Before the early 1980's, the standard for an anamorphic projector gate was .838" x .700" (1.1971428 : 1, which doubled became 2.3942856 : 1.) This was the new standard put into place in the early 1970's.
In 1957, the standard was set as .839" × .715" (1.1734265 : 1, which doubled became 2.346853 : 1.) You can see how the height of the gate has been shrinking over the decades to hide any errors in making negative splices. The space between the frames in CinemaScope was so small that you had to use a special negative splicer to be more precise and any bad splices would show up on screen as a flash of light on the top or bottom of the image depending on the projection. So a thicker frame line due to a shorter gate hid those problems better.
Today, for a 2K "scope" DCP, the standard is 2048 × 858 pixels (2.3869463 : 1.)
Now again, I'm talking about projection apertures and aspect ratios. The camera gate is often larger than the projector aperture -- what matters more is what your groundglass frame lines tell you is the area you are composing within.

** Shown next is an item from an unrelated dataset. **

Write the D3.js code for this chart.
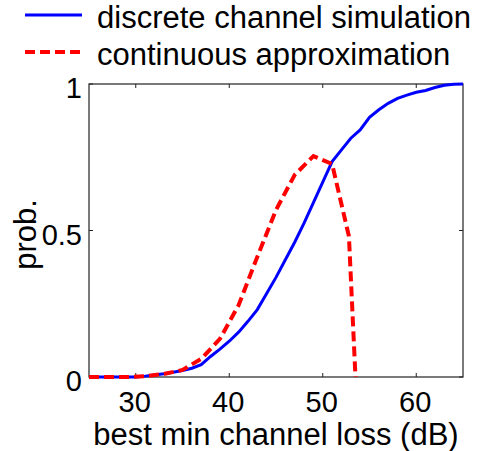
<!DOCTYPE html>
<html>
<head>
<meta charset="utf-8">
<script src="https://cdn.jsdelivr.net/npm/d3@7"></script>
<style>
  body { margin: 0; background: #fff; }
  text { font-family: "Liberation Sans", Arial, sans-serif; fill: #000; }
</style>
</head>
<body>
<div id="chart"></div>
<script>
const width = 485;
const height = 451;

// discrete channel simulation (blue solid)
const discreteX = [25, 26, 27, 28, 29, 30, 31, 32, 33, 34, 35, 36, 37, 38, 39, 40, 41, 42, 43, 44, 45,
  46, 47, 48, 49, 50, 51, 52, 53, 54, 55, 56, 57, 58, 59, 60, 61, 62, 63, 64, 65];
const discreteY = [0, 0, 0, 0, 0, 0, 0.003, 0.007, 0.011, 0.016, 0.022, 0.03, 0.042, 0.07, 0.095, 0.122, 0.153, 0.19, 0.23, 0.285, 0.34,
  0.4, 0.46, 0.525, 0.595, 0.665, 0.735, 0.775, 0.815, 0.843, 0.886, 0.912, 0.934, 0.951, 0.962, 0.972, 0.978, 0.988, 0.996, 0.999, 1];

// continuous approximation (red dashed)
const contX = [25, 27, 29, 31, 33, 35, 37, 39, 41, 43, 45, 47, 49, 51, 52.8, 53.5];
const contY = [0, 0, 0, 0.003, 0.01, 0.024, 0.062, 0.13, 0.245, 0.41, 0.57, 0.69, 0.754, 0.727, 0.48, 0];

const xTicks = [30, 40, 50, 60];
const yTicks = [0, 0.5, 1];
const yTickLabels = ["0", "0.5", "1"];

const seriesNames = ["discrete channel simulation", "continuous approximation"];
const seriesColors = ["#0000ff", "#ff0000"];

const margin = { left: 89, right: 22, top: 84, bottom: 74 };

const svg = d3.select("#chart").append("svg")
  .attr("width", width)
  .attr("height", height);

const x = d3.scaleLinear().domain([25, 65]).range([margin.left, width - margin.right]);
const y = d3.scaleLinear().domain([0, 1]).range([height - margin.bottom, margin.top]);

const plotW = width - margin.left - margin.right;
const plotH = height - margin.top - margin.bottom;

svg.append("defs").append("clipPath").attr("id", "clip")
  .append("rect")
  .attr("x", margin.left).attr("y", margin.top - 3)
  .attr("width", plotW).attr("height", plotH + 6);

// axes box
svg.append("rect")
  .attr("x", margin.left).attr("y", margin.top)
  .attr("width", plotW).attr("height", plotH)
  .attr("fill", "none").attr("stroke", "#222").attr("stroke-width", 1.2);

const tickLen = 4;
// bottom / top ticks
xTicks.forEach(t => {
  svg.append("line").attr("x1", x(t)).attr("x2", x(t))
    .attr("y1", y(0)).attr("y2", y(0) - tickLen).attr("stroke", "#222");
  svg.append("line").attr("x1", x(t)).attr("x2", x(t))
    .attr("y1", y(1)).attr("y2", y(1) + tickLen).attr("stroke", "#222");
  svg.append("text").attr("x", x(t) - 1).attr("y", 412)
    .attr("text-anchor", "middle").attr("font-size", 29).text(t);
});

yTicks.forEach((t, i) => {
  svg.append("line").attr("x1", x(25)).attr("x2", x(25) + tickLen)
    .attr("y1", y(t)).attr("y2", y(t)).attr("stroke", "#222");
  svg.append("line").attr("x1", x(65)).attr("x2", x(65) - tickLen)
    .attr("y1", y(t)).attr("y2", y(t)).attr("stroke", "#222");
  svg.append("text").attr("x", 82).attr("y", y(t) + 14)
    .attr("text-anchor", "end").attr("font-size", 29).text(yTickLabels[i]);
});

// axis labels
svg.append("text").attr("x", (margin.left + width - margin.right) / 2).attr("y", 445)
  .attr("text-anchor", "middle").attr("font-size", 31).text("best min channel loss (dB)");

svg.append("text")
  .attr("transform", `translate(36, ${y(0.5) + 4}) rotate(-90)`)
  .attr("text-anchor", "middle").attr("font-size", 31).text("prob.");

const line = d3.line().x(d => x(d[0])).y(d => y(d[1]));

const plot = svg.append("g").attr("clip-path", "url(#clip)");

plot.append("path")
  .datum(discreteX.map((v, i) => [v, discreteY[i]]))
  .attr("d", line)
  .attr("fill", "none")
  .attr("stroke", seriesColors[0])
  .attr("stroke-width", 3);

plot.append("path")
  .datum(contX.map((v, i) => [v, contY[i]]))
  .attr("d", line)
  .attr("fill", "none")
  .attr("stroke", seriesColors[1])
  .attr("stroke-width", 4)
  .attr("stroke-dasharray", "10,5");

// legend
const legendY = [15, 52];
seriesNames.forEach((name, i) => {
  svg.append("line")
    .attr("x1", 25).attr("x2", 82)
    .attr("y1", legendY[i]).attr("y2", legendY[i])
    .attr("stroke", seriesColors[i])
    .attr("stroke-width", i === 0 ? 3 : 4)
    .attr("stroke-dasharray", i === 0 ? null : "10,5");
  svg.append("text")
    .attr("x", 97).attr("y", legendY[i] + 13)
    .attr("font-size", 31).text(name);
});
</script>
</body>
</html>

Panavision, for example, lists in the ASC Manual that their 4-perf 35mm anamorphic camera aperture is .866" x .732" (22mm x 18.59mm) but the truth is that most of their cameras will actually expose Full Aperture, it's just that your lens is centered for the sound aperture and you are composing for the area to be extracted for projection. But even the standards for the area scanned is slightly different again, which is why sometimes it is simpler to just talk about the area that gets used for projection.
What matters the most is that the squeeze/desqueeze is a standard 2X amount. The other difference is mainly in just how much of the negative is trimmed, which affects the final aspect ratio.